Does the Roon app control the core through the Roon API?

I haven’t found any formal documentation of the Roon API (is there one?). I’ve been looking at files like node-roon-api-transport/lib.js at master · RoonLabs/node-roon-api-transport · GitHub to find statements like this one:

    this.core.moo.send_request(SVCNAME+"/mute_all",

The complete set of commands found in those files, though, is a small fraction of what the app can tell the core to do. There’s no such commands for playlist manipulation, for example, which is what I want to do.

Aha! says I, I can use Wireshark (which I’ve never touched before today) to capture the traffic from the app to the core and so reverse engineer the API.
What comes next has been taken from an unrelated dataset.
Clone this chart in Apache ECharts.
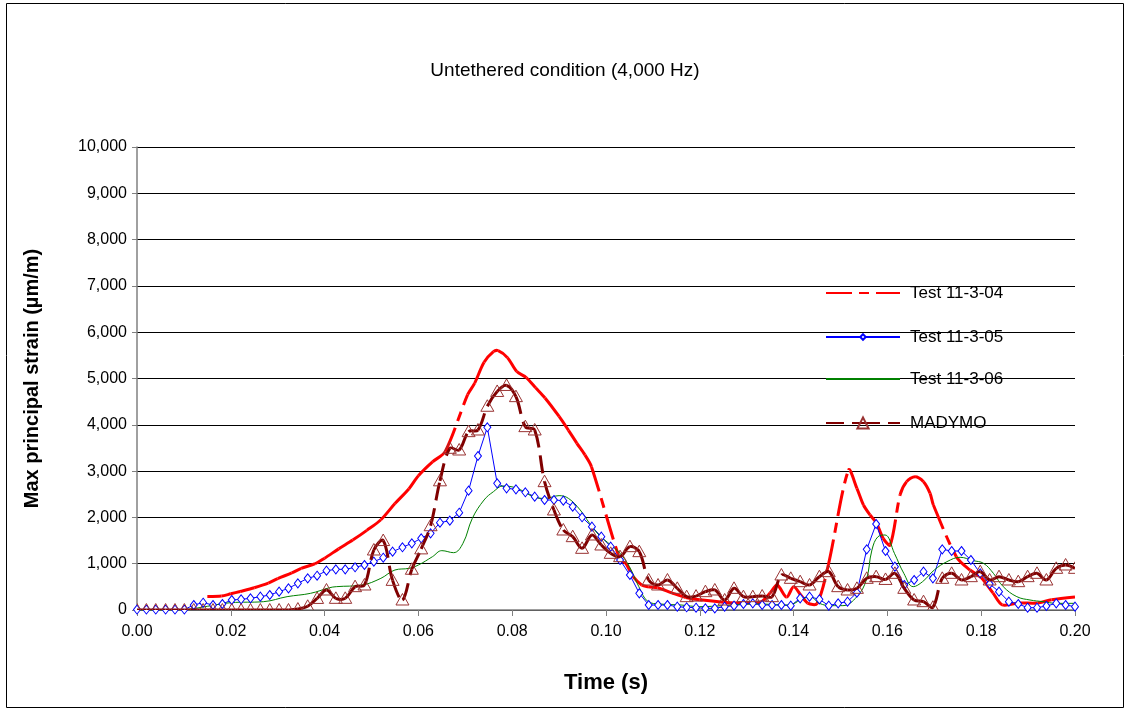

However, I’m starting to wonder whether the app is actually using the published API. That is, can I discover a name like “com.roonlabs.playlist:2/delete_items” (analogous to the “com.roonlabs.transport:2/mute_all” in the above code snippet)? Or does clicking the button in the app go through a completely different mechanism?

Documentation for the published api is here:-

https://roonlabs.github.io/node-roon-api/

Ah, yes, now I remember I saw that. But that API (as published) is incomplete. There could be many other endpoints for, say, controlling playlists. My question is: could that documentation be updated to include already-existing endpoints that the Roon app uses? or is playlist-manipulation done in some completely different way?

If there are undocumented endpoints, can they be discovered and used by “just plain programs”?

I just want to write a little Mac app that lets me say “move these 1 or more items from this playlist to that other playlist, and oh by the way, skip creating duplicates”. Is that possible? How hard would it be?

My guess is that the roon app doesn’t use the published api, but hard to be sure.

I’m not aware of anyone trying to reverse engineer what the roon apps do to speak to the core

I maintain a python library that uses the undocumented rest api that is used by the documented node api - so there was a little reverse engineering needed - but nothing like you’d need to do.

Using the published api is reasonably straightforward if it can do what you need, but, as you say, its functionality is limited.